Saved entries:
+++

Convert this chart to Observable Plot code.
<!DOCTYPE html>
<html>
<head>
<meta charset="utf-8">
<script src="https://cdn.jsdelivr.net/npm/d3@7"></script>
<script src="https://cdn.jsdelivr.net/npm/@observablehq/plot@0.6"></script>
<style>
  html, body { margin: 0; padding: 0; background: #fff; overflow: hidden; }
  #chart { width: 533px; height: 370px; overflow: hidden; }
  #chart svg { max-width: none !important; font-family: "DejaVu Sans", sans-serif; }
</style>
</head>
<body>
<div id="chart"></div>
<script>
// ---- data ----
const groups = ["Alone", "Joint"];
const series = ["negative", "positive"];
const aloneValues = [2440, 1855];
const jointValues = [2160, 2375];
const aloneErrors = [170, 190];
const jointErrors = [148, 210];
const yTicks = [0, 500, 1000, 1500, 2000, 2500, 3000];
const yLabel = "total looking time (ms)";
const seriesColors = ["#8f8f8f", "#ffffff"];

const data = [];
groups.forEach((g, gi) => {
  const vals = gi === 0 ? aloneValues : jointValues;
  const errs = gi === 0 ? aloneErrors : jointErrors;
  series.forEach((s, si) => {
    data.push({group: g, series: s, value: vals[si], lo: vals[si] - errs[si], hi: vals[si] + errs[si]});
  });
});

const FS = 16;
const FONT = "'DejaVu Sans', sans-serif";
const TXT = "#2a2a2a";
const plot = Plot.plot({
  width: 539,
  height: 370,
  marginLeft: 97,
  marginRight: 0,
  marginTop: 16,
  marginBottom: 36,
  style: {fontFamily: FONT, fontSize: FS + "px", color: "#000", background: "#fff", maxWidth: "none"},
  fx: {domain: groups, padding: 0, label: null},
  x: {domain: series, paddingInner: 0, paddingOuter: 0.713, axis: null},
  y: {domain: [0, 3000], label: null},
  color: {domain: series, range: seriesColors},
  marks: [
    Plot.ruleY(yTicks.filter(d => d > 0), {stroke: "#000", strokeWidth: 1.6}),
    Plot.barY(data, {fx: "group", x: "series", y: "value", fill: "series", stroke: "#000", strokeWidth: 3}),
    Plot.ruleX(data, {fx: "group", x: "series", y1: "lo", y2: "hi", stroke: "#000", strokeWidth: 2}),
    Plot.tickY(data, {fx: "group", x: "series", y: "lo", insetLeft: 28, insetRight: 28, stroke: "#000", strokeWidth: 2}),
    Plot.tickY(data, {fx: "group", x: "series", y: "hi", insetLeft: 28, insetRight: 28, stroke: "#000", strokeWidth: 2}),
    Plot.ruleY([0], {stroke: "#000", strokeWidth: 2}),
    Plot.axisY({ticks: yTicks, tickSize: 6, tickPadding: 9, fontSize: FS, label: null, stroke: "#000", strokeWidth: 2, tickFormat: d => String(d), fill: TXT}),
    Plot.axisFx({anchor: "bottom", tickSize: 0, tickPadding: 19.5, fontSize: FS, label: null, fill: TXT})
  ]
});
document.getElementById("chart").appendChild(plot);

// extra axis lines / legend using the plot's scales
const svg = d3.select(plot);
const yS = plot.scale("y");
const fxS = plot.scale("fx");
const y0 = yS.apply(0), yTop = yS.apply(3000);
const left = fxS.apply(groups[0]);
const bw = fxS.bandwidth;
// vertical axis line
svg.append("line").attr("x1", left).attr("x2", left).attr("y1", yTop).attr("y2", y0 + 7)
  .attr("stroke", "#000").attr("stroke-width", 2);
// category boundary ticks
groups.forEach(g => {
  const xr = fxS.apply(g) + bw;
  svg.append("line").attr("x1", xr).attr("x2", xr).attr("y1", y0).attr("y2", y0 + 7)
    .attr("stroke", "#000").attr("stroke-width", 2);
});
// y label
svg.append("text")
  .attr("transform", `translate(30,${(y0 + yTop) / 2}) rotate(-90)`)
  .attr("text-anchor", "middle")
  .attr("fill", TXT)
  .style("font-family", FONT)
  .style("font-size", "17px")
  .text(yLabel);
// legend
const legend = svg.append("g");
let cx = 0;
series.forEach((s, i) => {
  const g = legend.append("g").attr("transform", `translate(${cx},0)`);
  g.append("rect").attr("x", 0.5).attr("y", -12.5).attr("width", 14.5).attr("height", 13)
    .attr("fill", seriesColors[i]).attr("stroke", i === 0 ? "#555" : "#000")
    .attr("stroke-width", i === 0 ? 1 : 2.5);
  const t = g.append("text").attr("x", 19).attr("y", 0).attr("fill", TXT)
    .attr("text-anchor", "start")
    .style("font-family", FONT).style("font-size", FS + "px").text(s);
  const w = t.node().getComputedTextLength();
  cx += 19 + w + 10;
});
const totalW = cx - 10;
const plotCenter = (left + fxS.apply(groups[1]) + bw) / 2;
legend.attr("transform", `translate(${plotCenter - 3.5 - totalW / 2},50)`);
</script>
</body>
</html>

+++

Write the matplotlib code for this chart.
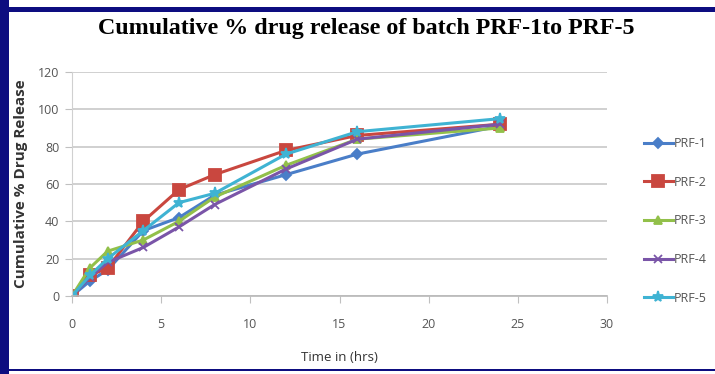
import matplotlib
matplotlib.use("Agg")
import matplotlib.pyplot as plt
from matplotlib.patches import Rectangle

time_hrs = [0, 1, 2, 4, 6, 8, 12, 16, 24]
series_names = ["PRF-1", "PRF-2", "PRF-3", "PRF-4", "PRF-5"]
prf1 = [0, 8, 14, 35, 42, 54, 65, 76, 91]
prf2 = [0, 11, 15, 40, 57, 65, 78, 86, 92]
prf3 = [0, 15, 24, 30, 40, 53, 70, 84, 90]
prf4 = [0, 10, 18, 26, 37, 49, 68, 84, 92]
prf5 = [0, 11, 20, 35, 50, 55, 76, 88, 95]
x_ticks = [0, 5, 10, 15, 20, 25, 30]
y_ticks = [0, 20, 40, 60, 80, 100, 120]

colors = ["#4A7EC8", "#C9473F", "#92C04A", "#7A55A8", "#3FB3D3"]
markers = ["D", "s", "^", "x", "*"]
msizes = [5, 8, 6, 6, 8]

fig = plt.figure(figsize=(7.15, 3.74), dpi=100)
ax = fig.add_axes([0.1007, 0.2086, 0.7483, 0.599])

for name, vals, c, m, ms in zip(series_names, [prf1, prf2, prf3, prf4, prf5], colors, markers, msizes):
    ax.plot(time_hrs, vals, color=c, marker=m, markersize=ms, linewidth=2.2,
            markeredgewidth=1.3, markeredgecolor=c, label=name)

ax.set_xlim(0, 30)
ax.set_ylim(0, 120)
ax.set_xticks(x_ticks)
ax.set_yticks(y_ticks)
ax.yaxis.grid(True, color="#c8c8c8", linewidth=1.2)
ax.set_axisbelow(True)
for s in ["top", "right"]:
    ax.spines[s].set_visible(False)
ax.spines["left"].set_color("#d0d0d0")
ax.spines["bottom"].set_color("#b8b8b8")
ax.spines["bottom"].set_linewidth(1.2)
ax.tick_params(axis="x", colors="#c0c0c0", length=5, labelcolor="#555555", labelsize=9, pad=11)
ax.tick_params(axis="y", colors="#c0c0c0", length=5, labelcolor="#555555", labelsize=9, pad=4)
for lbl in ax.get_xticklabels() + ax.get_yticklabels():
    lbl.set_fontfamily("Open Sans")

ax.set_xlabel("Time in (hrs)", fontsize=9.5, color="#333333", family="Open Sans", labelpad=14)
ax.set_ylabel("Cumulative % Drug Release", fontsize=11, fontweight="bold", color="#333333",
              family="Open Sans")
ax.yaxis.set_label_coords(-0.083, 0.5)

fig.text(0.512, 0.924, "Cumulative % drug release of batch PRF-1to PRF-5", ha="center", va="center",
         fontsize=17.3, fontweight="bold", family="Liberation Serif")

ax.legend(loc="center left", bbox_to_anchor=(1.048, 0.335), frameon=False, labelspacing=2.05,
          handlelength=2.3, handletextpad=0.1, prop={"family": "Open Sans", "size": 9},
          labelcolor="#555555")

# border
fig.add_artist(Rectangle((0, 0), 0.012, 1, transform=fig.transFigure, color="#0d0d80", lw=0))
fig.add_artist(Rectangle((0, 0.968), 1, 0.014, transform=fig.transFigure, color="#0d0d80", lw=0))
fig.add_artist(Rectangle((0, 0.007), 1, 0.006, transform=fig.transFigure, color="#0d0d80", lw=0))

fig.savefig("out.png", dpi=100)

+++

● **DESCRIPTION OF THE TASK**: Omit all pictures and repeat exactly the lines from the one containing "Write the matplotlib code for this chart." through the one containing "from matplotlib.patches import Rectangle", ends included, with nothing added.

● **FINAL ANSWER**:
Write the matplotlib code for this chart.
import matplotlib
matplotlib.use("Agg")
import matplotlib.pyplot as plt
from matplotlib.patches import Rectangle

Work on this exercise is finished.